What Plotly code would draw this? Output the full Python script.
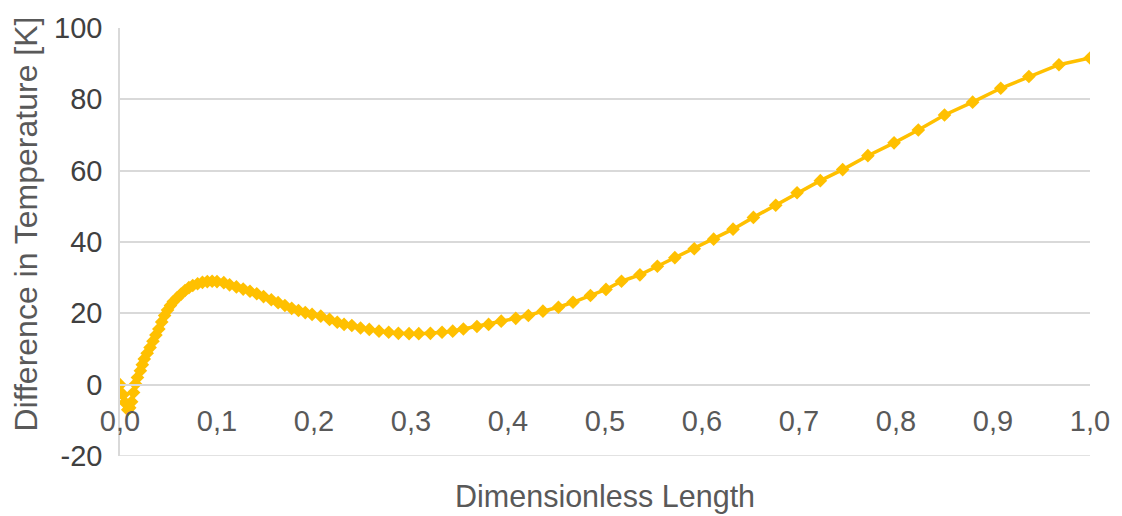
import plotly.graph_objects as go

# Dimensionless position along the length
length = [
    0.000, 0.003, 0.005, 0.008, 0.010, 0.012, 0.014, 0.016, 0.018, 0.021,
    0.023, 0.025, 0.028, 0.031, 0.034, 0.037, 0.040, 0.043, 0.046, 0.049,
    0.052, 0.055, 0.059, 0.063, 0.067, 0.071, 0.075, 0.080, 0.085, 0.090,
    0.095, 0.100, 0.107, 0.113, 0.120, 0.127, 0.134, 0.141, 0.148, 0.156,
    0.163, 0.170, 0.177, 0.184, 0.191, 0.198, 0.207, 0.216, 0.224, 0.231,
    0.239, 0.248, 0.257, 0.267, 0.277, 0.287, 0.298, 0.308, 0.320, 0.332,
    0.343, 0.354, 0.368, 0.380, 0.393, 0.408, 0.421, 0.436, 0.452, 0.467,
    0.485, 0.501, 0.517, 0.536, 0.554, 0.572, 0.592, 0.612, 0.632, 0.653,
    0.676, 0.698, 0.722, 0.745, 0.771, 0.798, 0.823, 0.850, 0.879, 0.908,
    0.937, 0.968, 1.000,
]

# Temperature difference [K]
delta_t = [
    0.0, -2.8, -5.0, -7.0, -6.5, -4.8, -2.2, 0.2, 2.0, 3.9,
    5.6, 7.2, 8.8, 10.4, 12.2, 13.9, 15.6, 17.6, 19.4, 20.9,
    22.2, 23.3, 24.4, 25.4, 26.4, 27.2, 27.8, 28.3, 28.7, 28.9,
    29.0, 28.9, 28.6, 28.0, 27.4, 26.8, 26.2, 25.5, 24.7, 23.8,
    23.0, 22.2, 21.4, 20.8, 20.2, 19.7, 19.2, 18.3, 17.5, 16.9,
    16.6, 15.9, 15.5, 15.0, 14.7, 14.4, 14.3, 14.3, 14.4, 14.7,
    15.0, 15.6, 16.3, 16.9, 17.8, 18.6, 19.4, 20.6, 21.7, 23.1,
    25.0, 26.7, 29.0, 30.8, 33.2, 35.6, 38.1, 40.8, 43.6, 46.9,
    50.3, 53.8, 57.2, 60.3, 64.2, 67.8, 71.4, 75.6, 79.2, 83.1,
    86.4, 89.7, 91.6,
]

x_ticks = [0.0, 0.1, 0.2, 0.3, 0.4, 0.5, 0.6, 0.7, 0.8, 0.9, 1.0]
x_tick_text = ["0,0", "0,1", "0,2", "0,3", "0,4", "0,5", "0,6", "0,7", "0,8", "0,9", "1,0"]
y_ticks = [-20, 0, 20, 40, 60, 80, 100]
y_tick_text = ["-20", "0", "20", "40", "60", "80", "100"]

gold = "#FFC000"
grid = "#D9D9D9"
font_family = "Liberation Sans, Arial, sans-serif"

fig = go.Figure(
    go.Scatter(
        x=length,
        y=delta_t,
        mode="lines+markers",
        line=dict(color=gold, width=3.5),
        marker=dict(symbol="diamond", size=10.5, color=gold),
        showlegend=False,
    )
)

fig.update_layout(
    width=1122,
    height=516,
    margin=dict(l=120, r=28, t=24, b=60),
    paper_bgcolor="white",
    plot_bgcolor="white",
    font=dict(family=font_family),
    xaxis=dict(
        range=[0, 1],
        tickvals=x_ticks,
        ticktext=x_tick_text,
        showgrid=False,
        zeroline=False,
        showline=True,
        linecolor=grid,
        linewidth=1.5,
        anchor="free",
        position=20 / 120,
        ticks="",
        ticklabelstandoff=11,
        tickfont=dict(size=29, color="#595959", family=font_family),
    ),
    yaxis=dict(
        range=[-20, 100],
        tickvals=y_ticks,
        ticktext=y_tick_text,
        showgrid=True,
        gridcolor=grid,
        gridwidth=1.5,
        zeroline=False,
        showline=True,
        linecolor=grid,
        linewidth=1.5,
        ticks="",
        ticklabelstandoff=10,
        tickfont=dict(size=29, color="#404040", family=font_family),
    ),
    shapes=[
        # gridline along the bottom edge of the plotting area
        dict(
            type="line", xref="paper", yref="y",
            x0=0, x1=1, y0=-20, y1=-20,
            line=dict(color=grid, width=1.5),
            layer="below",
        ),
    ],
    annotations=[
        dict(
            text="Dimensionless Length",
            xref="paper", yref="paper",
            x=0.5005, y=-0.095,
            xanchor="center", yanchor="middle",
            showarrow=False,
            font=dict(size=30.5, color="#595959", family=font_family),
        ),
        dict(
            text="Difference in Temperature [K]",
            xref="paper", yref="paper",
            x=-0.0965, y=0.5417,
            xanchor="center", yanchor="middle",
            textangle=-90,
            showarrow=False,
            font=dict(size=32, color="#595959", family=font_family),
        ),
    ],
)

fig.write_html("out.html")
····················
*THE REQUEST*: Transcribe the whole listing, character for character, but not its images.

*EXERCISE ANSWER*:
What Plotly code would draw this? Output the full Python script.
import plotly.graph_objects as go

# Dimensionless position along the length
length = [
    0.000, 0.003, 0.005, 0.008, 0.010, 0.012, 0.014, 0.016, 0.018, 0.021,
    0.023, 0.025, 0.028, 0.031, 0.034, 0.037, 0.040, 0.043, 0.046, 0.049,
    0.052, 0.055, 0.059, 0.063, 0.067, 0.071, 0.075, 0.080, 0.085, 0.090,
    0.095, 0.100, 0.107, 0.113, 0.120, 0.127, 0.134, 0.141, 0.148, 0.156,
    0.163, 0.170, 0.177, 0.184, 0.191, 0.198, 0.207, 0.216, 0.224, 0.231,
    0.239, 0.248, 0.257, 0.267, 0.277, 0.287, 0.298, 0.308, 0.320, 0.332,
    0.343, 0.354, 0.368, 0.380, 0.393, 0.408, 0.421, 0.436, 0.452, 0.467,
    0.485, 0.501, 0.517, 0.536, 0.554, 0.572, 0.592, 0.612, 0.632, 0.653,
    0.676, 0.698, 0.722, 0.745, 0.771, 0.798, 0.823, 0.850, 0.879, 0.908,
    0.937, 0.968, 1.000,
]

# Temperature difference [K]
delta_t = [
    0.0, -2.8, -5.0, -7.0, -6.5, -4.8, -2.2, 0.2, 2.0, 3.9,
    5.6, 7.2, 8.8, 10.4, 12.2, 13.9, 15.6, 17.6, 19.4, 20.9,
    22.2, 23.3, 24.4, 25.4, 26.4, 27.2, 27.8, 28.3, 28.7, 28.9,
    29.0, 28.9, 28.6, 28.0, 27.4, 26.8, 26.2, 25.5, 24.7, 23.8,
    23.0, 22.2, 21.4, 20.8, 20.2, 19.7, 19.2, 18.3, 17.5, 16.9,
    16.6, 15.9, 15.5, 15.0, 14.7, 14.4, 14.3, 14.3, 14.4, 14.7,
    15.0, 15.6, 16.3, 16.9, 17.8, 18.6, 19.4, 20.6, 21.7, 23.1,
    25.0, 26.7, 29.0, 30.8, 33.2, 35.6, 38.1, 40.8, 43.6, 46.9,
    50.3, 53.8, 57.2, 60.3, 64.2, 67.8, 71.4, 75.6, 79.2, 83.1,
    86.4, 89.7, 91.6,
]

x_ticks = [0.0, 0.1, 0.2, 0.3, 0.4, 0.5, 0.6, 0.7, 0.8, 0.9, 1.0]
x_tick_text = ["0,0", "0,1", "0,2", "0,3", "0,4", "0,5", "0,6", "0,7", "0,8", "0,9", "1,0"]
y_ticks = [-20, 0, 20, 40, 60, 80, 100]
y_tick_text = ["-20", "0", "20", "40", "60", "80", "100"]

gold = "#FFC000"
grid = "#D9D9D9"
font_family = "Liberation Sans, Arial, sans-serif"

fig = go.Figure(
    go.Scatter(
        x=length,
        y=delta_t,
        mode="lines+markers",
        line=dict(color=gold, width=3.5),
        marker=dict(symbol="diamond", size=10.5, color=gold),
        showlegend=False,
    )
)

fig.update_layout(
    width=1122,
    height=516,
    margin=dict(l=120, r=28, t=24, b=60),
    paper_bgcolor="white",
    plot_bgcolor="white",
    font=dict(family=font_family),
    xaxis=dict(
        range=[0, 1],
        tickvals=x_ticks,
        ticktext=x_tick_text,
        showgrid=False,
        zeroline=False,
        showline=True,
        linecolor=grid,
        linewidth=1.5,
        anchor="free",
        position=20 / 120,
        ticks="",
        ticklabelstandoff=11,
        tickfont=dict(size=29, color="#595959", family=font_family),
    ),
    yaxis=dict(
        range=[-20, 100],
        tickvals=y_ticks,
        ticktext=y_tick_text,
        showgrid=True,
        gridcolor=grid,
        gridwidth=1.5,
        zeroline=False,
        showline=True,
        linecolor=grid,
        linewidth=1.5,
        ticks="",
        ticklabelstandoff=10,
        tickfont=dict(size=29, color="#404040", family=font_family),
    ),
    shapes=[
        # gridline along the bottom edge of the plotting area
        dict(
            type="line", xref="paper", yref="y",
            x0=0, x1=1, y0=-20, y1=-20,
            line=dict(color=grid, width=1.5),
            layer="below",
        ),
    ],
    annotations=[
        dict(
            text="Dimensionless Length",
            xref="paper", yref="paper",
            x=0.5005, y=-0.095,
            xanchor="center", yanchor="middle",
            showarrow=False,
            font=dict(size=30.5, color="#595959", family=font_family),
        ),
        dict(
            text="Difference in Temperature [K]",
            xref="paper", yref="paper",
            x=-0.0965, y=0.5417,
            xanchor="center", yanchor="middle",
            textangle=-90,
            showarrow=False,
            font=dict(size=32, color="#595959", family=font_family),
        ),
    ],
)

fig.write_html("out.html")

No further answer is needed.